68 Furthermore, the Court of First Instance was not obliged to order that the oral procedure be reopened on the ground of an alleged obligation to raise of its own motion issues concerning the regularity of the procedure by which the Polypropylene Decision was adopted. Any such obligation to raise matters of public policy could only exist on the basis of the factual evidence adduced before the Court.

69 It must therefore be concluded that the Court of First Instance did not commit any error of law in refusing to reopen the oral procedure and to order measures of inquiry.
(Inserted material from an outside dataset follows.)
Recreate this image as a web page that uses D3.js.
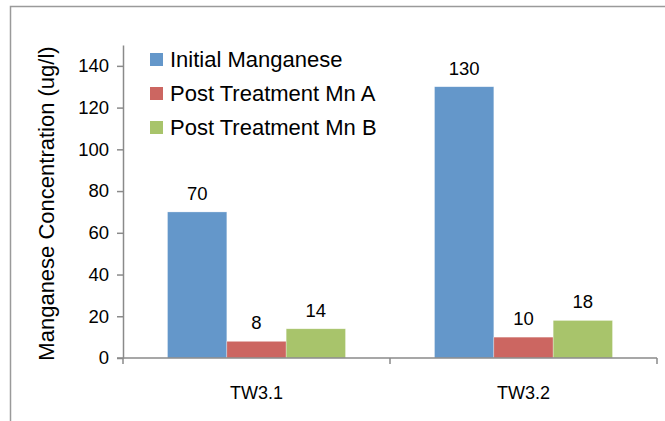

70 Finally, inasmuch as the appellant asks the Court to order measures of inquiry for establishing the conditions under which the Commission adopted the Polypropylene Decision, suffice it to point out that such measures cannot be considered in an appeal, which is limited to questions of law.

71 On the one hand, measures of inquiry would necessarily lead the Court to decide questions of fact and would change the subject-matter of the proceedings commenced before the Court of First Instance, in breach of Article 113 (2) of the Rules of Procedure of the Court of Justice.

72 On the other hand, the appeal relates only to the contested judgment and it is only if that judgment were set aside that the Court of Justice could, in accordance with the first paragraph of Article 54 of the EC Statute of the Court of Justice, deliver judgment itself in the case. As long as the contested judgment is not set aside, the Court is not therefore required to examine possible defects in the Polypropylene Decision.

73 It follows that the appeal must be dismissed in its entirety.

Costs

74 According to Article 69(2) of the Rules of Procedure, applicable to the appeal procedure by virtue of Article 118 thereof, the unsuccessful party is to be ordered to pay the costs if they have been applied for. Since Shell's pleas have failed, it must be ordered to pay the costs. DSM must bear its own costs.

On those grounds,

THE COURT (Sixth Chamber)

hereby:

1. Dismisses the appeal;

2. Orders Shell International Chemical Company Ltd to pay the costs;

3. Orders DSM NV to bear its own costs.